Intervenes in every sphere and in every question of social and political life. That is exactly what is called for today in a struggle against a government that does not make a distinction between cultural issues and economic justice. In fact, the exploitation of cultural issues is intended to divide the working class and make it weaker. Those who trivialize the right of transgender people as peripheral do not understand this, least of all the sect that I belonged to in a previous lifetime. Referring to bathroom usage, the Militant newspaper sounded as if it was making a Tucker Carlson appearance: “The attempt to force schools to follow these guidelines also ignores the right to privacy, especially of women who wish to change clothes or use bathroom facilities without the presence of males.”
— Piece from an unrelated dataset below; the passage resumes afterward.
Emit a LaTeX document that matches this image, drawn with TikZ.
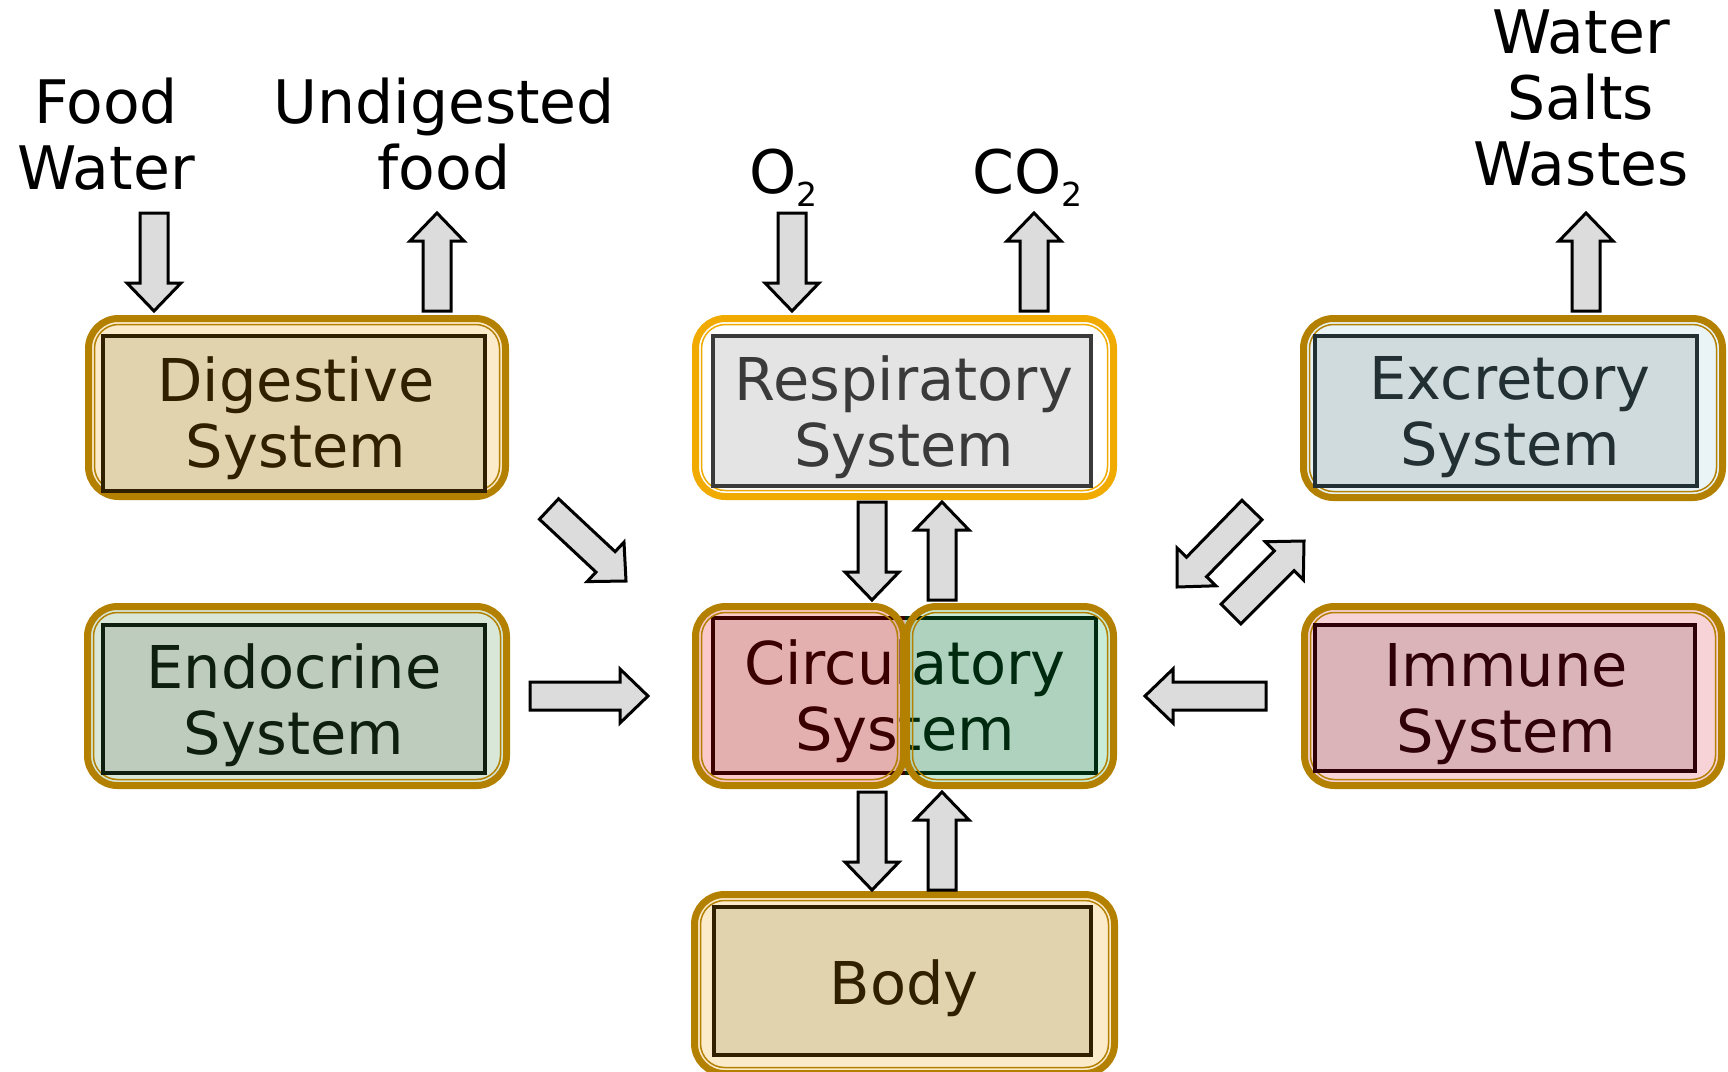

Although “Before Homosexuals” was made years before transgender rights became a burning issue, one hopes that John Scagliotti can make another film that will take such research into consideration. Ancient Rome, for example, had multi-seat bathrooms, where people sat side by side on benches, without partitions, to do their business. Maybe someday society will figure out that segregating bathrooms by sex makes about as much sense as segregating them by race. In an interview with The New Yorker, York University professor Sheila Cavanagh, the author of “Queering Bathrooms: Gender, Sexuality, and the Hygienic Imagination,” concluded with this fascinating point:
I suspect that bathrooms in the West will always be changing and adapting to our ideas about bodies. I don’t think we’ll ever settle on a “perfect” bathroom. Personally, though, I love bathrooms that play gently and creatively with gender in ways that prompt us to think outside narrow and prescriptive gender dichotomies. In Montreal, there’s a place called the Whisky Café which has, in the “women’s room,” a standing female urinal. On the wall beside the urinal there are instructions for use. The invitation to stand can be liberating.